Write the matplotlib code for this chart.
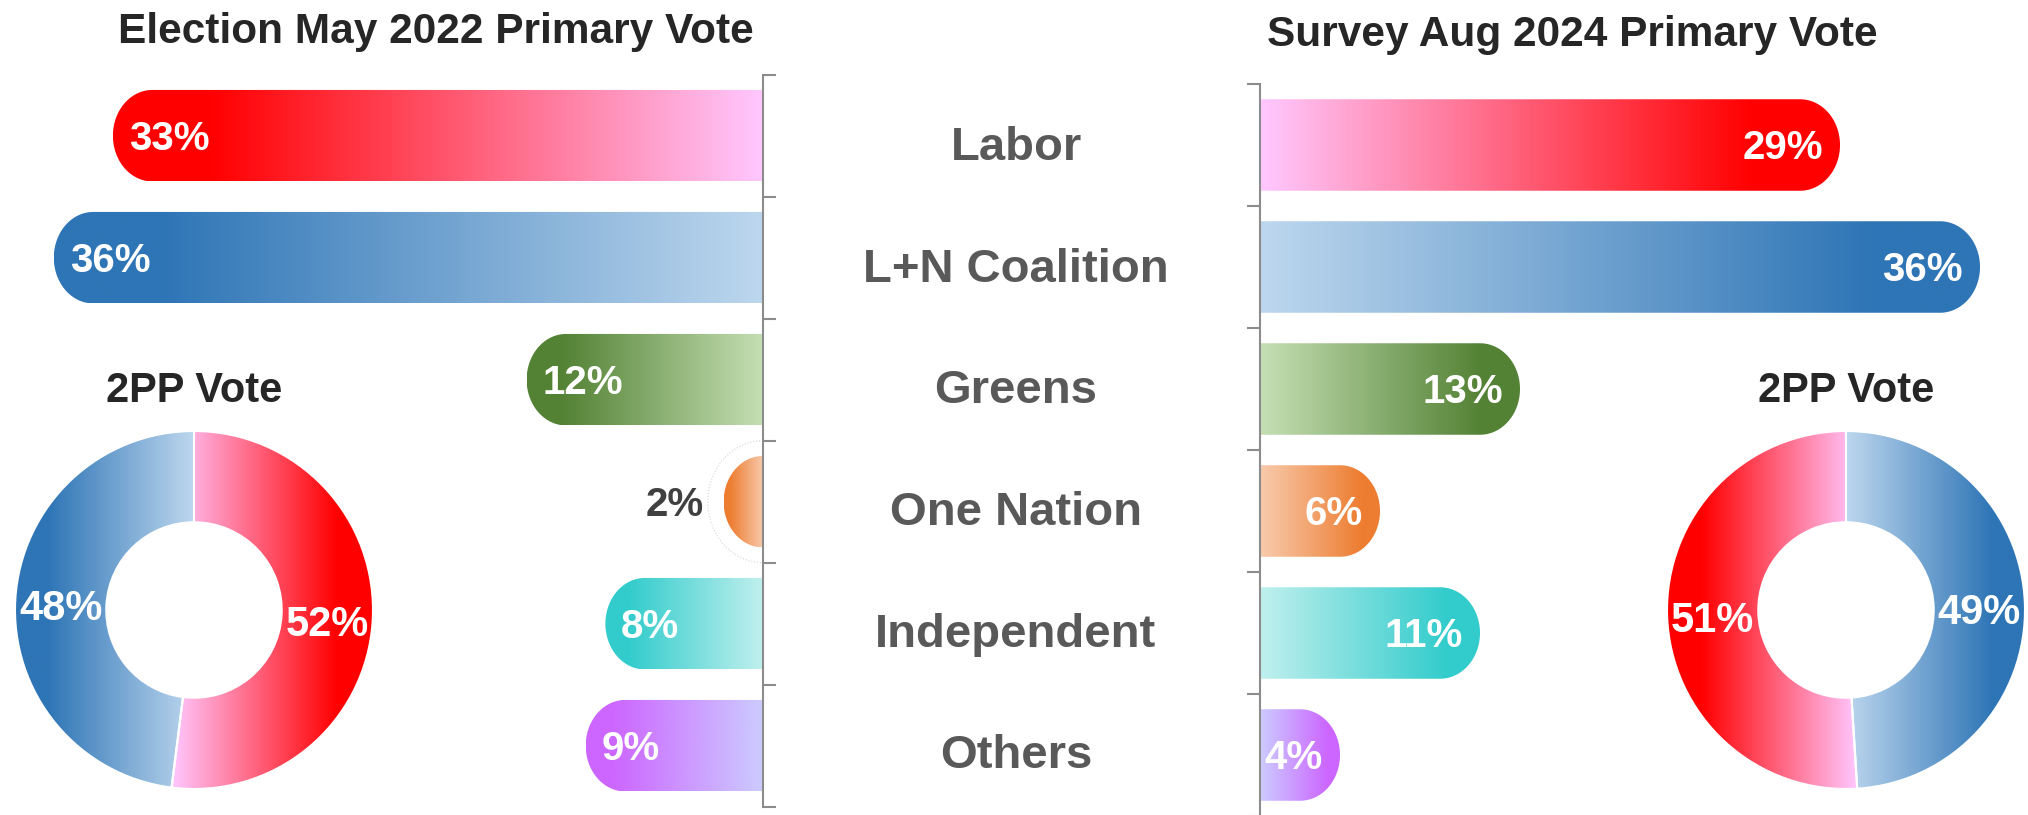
import numpy as np
import matplotlib
matplotlib.use("Agg")
import matplotlib.pyplot as plt
from matplotlib.colors import LinearSegmentedColormap
from matplotlib.patches import PathPatch, Ellipse
from matplotlib.path import Path

plt.rcParams['font.family'] = ['Liberation Sans', 'DejaVu Sans']
plt.rcParams['font.weight'] = 'bold'

# Datos
parties = ["Labor", "L+N Coalition", "Greens", "One Nation", "Independent", "Others"]
election_2022 = [33, 36, 12, 2, 8, 9]
survey_2024 = [29, 36, 13, 6, 11, 4]
tpp_2022 = [52, 48]   # Labor, Coalition
tpp_2024 = [51, 49]   # Labor, Coalition

light = ["#ffc8ff", "#bdd7ee", "#c5e0b4", "#f8cbad", "#c0f0ee", "#ccccff"]
dark = ["#ff0000", "#2e75b6", "#548235", "#ed7d31", "#33cccc", "#cc66ff"]
tpp_light = ["#ffc8ff", "#bdd7ee"]
tpp_dark = ["#ff0000", "#2e75b6"]

W, H = 2028, 815
AXIS_GRAY = "#8c8c8c"


def px(x0, top, w, h):
    return [x0 / W, 1 - (top + h) / H, w / W, h / H]


def ramp(c_light, c_dark, stop=0.85):
    return LinearSegmentedColormap.from_list("g", [(0, c_light), (stop, c_dark), (1, c_dark)])


def gradient_bar(ax, rect, c_light, c_dark, rx=2.0):
    L = rect.get_width()
    y0 = rect.get_y()
    h = rect.get_height()
    yc = y0 + h / 2
    r = min(rx, L)
    t = np.linspace(-np.pi / 2, np.pi / 2, 80)
    arc = np.column_stack([L - r + r * np.cos(t), yc + h / 2 * np.sin(t)])
    verts = np.vstack([[0, y0], arc, [0, y0 + h], [0, y0]])
    codes = [Path.MOVETO] + [Path.LINETO] * (len(verts) - 2) + [Path.CLOSEPOLY]
    patch = PathPatch(Path(verts, codes), facecolor="none", edgecolor="none")
    ax.add_patch(patch)
    im = ax.imshow(np.linspace(0, 1, 256)[None, :], cmap=ramp(c_light, c_dark),
                   extent=(0, L, y0 + h, y0), aspect="auto",
                   interpolation="bilinear", zorder=2)
    im.set_clip_path(patch)
    rect.set_visible(False)


def bar_panel(ax, values, side):
    y = np.arange(len(values))
    bars = ax.barh(y, values, height=0.75)
    for i, rect in enumerate(bars):
        gradient_bar(ax, rect, light[i], dark[i])
        v = values[i]
        if v < 4:
            ax.annotate(f"{v}%", xy=(v + 1.0, y[i]), xytext=(0, -10),
                        textcoords="offset points", ha="right", va="baseline",
                        fontsize=29, color="#404040")
        elif side == "left":
            ax.annotate(f"{v}%", xy=(v - 0.8, y[i]), xytext=(0, -10),
                        textcoords="offset points", ha="left", va="baseline",
                        fontsize=29, color="white", zorder=5)
        else:
            ax.annotate(f"{v}%", xy=(v - 0.85, y[i]), xytext=(0, -10),
                        textcoords="offset points", ha="right", va="baseline",
                        fontsize=29, color="white", zorder=5)
    ax.set_ylim(len(values) - 0.5, -0.5)
    ax.set_yticks(np.arange(-0.5, len(values)))
    ax.set_yticklabels([])
    ax.set_xticks([])
    for s in ax.spines.values():
        s.set_visible(False)
    ax.tick_params(axis="y", direction="out", length=9.5, width=1.5, color=AXIS_GRAY)
    if side == "left":
        ax.spines["right"].set_visible(True)
        ax.spines["right"].set_color(AXIS_GRAY)
        ax.spines["right"].set_linewidth(1.5)
        ax.yaxis.tick_right()
    else:
        ax.spines["left"].set_visible(True)
        ax.spines["left"].set_color(AXIS_GRAY)
        ax.spines["left"].set_linewidth(1.5)
    ax.set_facecolor("none")


def donut(ax, values, counterclock):
    wedges, _, autotexts = ax.pie(
        values, startangle=90, counterclock=counterclock, radius=1,
        wedgeprops=dict(width=0.51, facecolor="none", edgecolor="white", linewidth=1.5),
        autopct=lambda p: f"{p:.0f}%", pctdistance=0.746,
        textprops=dict(color="white", fontsize=30, fontweight="bold"))
    for i, w in enumerate(wedges):
        bb = w.get_path().get_extents()
        cx = (bb.x0 + bb.x1) / 2
        g = np.linspace(0, 1, 256)
        if cx < 0:
            g = g[::-1]
        im = ax.imshow(g[None, :], cmap=ramp(tpp_light[i], tpp_dark[i], 0.82),
                       extent=(bb.x0, bb.x1, bb.y0, bb.y1), aspect="equal",
                       interpolation="bilinear", zorder=0.5)
        im.set_clip_path(w)
        w.set_zorder(1)
    for t in autotexts:
        x, y = t.get_position()
        t.set_position((x, y - 0.10))
        t.set_va("baseline")
        t.set_zorder(3)
    ax.set_xlim(-1.02, 1.02)
    ax.set_ylim(-1.02, 1.02)
    ax.set_aspect("equal")
    ax.axis("off")


fig = plt.figure(figsize=(W / 100, H / 100), dpi=100)

# Barras izquierda (eje invertido)
axL = fig.add_axes(px(0, 74.7, 763, 732))
bar_panel(axL, election_2022, "left")
axL.set_xlim(763 / 19.7, 0)
axL.add_patch(Ellipse((0, parties.index("One Nation")), width=5.6, height=1.0,
                      fill=False, edgecolor="#d4d4d4", lw=0.8, ls=":"))

# Barras derecha
axR = fig.add_axes(px(1260, 84, 768, 732))
bar_panel(axR, survey_2024, "right")
axR.set_xlim(0, 768 / 20.0)

# Donas 2PP
R = 179 * 1.02
axD1 = fig.add_axes(px(194 - R, 610 - R, 2 * R, 2 * R))
donut(axD1, tpp_2022, counterclock=False)
axD2 = fig.add_axes(px(1846 - R, 610 - R, 2 * R, 2 * R))
donut(axD2, tpp_2024, counterclock=True)

# Textos
fig.text(436 / W, 1 - 43 / H, "Election May 2022 Primary Vote", ha="center",
         va="baseline", fontsize=30.5, color="#262626")
fig.text(1572 / W, 1 - 46 / H, "Survey Aug 2024 Primary Vote", ha="center",
         va="baseline", fontsize=30.5, color="#262626")
fig.text(194 / W, 1 - 401.7 / H, "2PP Vote", ha="center", va="baseline",
         fontsize=30, color="#262626")
fig.text(1846 / W, 1 - 401.7 / H, "2PP Vote", ha="center", va="baseline",
         fontsize=30, color="#262626")
for i, name in enumerate(parties):
    fig.text(1016 / W, 1 - (160 + i * 121.7) / H, name, ha="center", va="baseline",
             fontsize=34, color="#595959")

fig.savefig("out.png", dpi=100)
####################
List each line holding the string "matplotlib".

Write the matplotlib code for this chart.
import matplotlib
matplotlib.use("Agg")
import matplotlib.pyplot as plt
from matplotlib.colors import LinearSegmentedColormap
from matplotlib.patches import PathPatch, Ellipse
from matplotlib.path import Path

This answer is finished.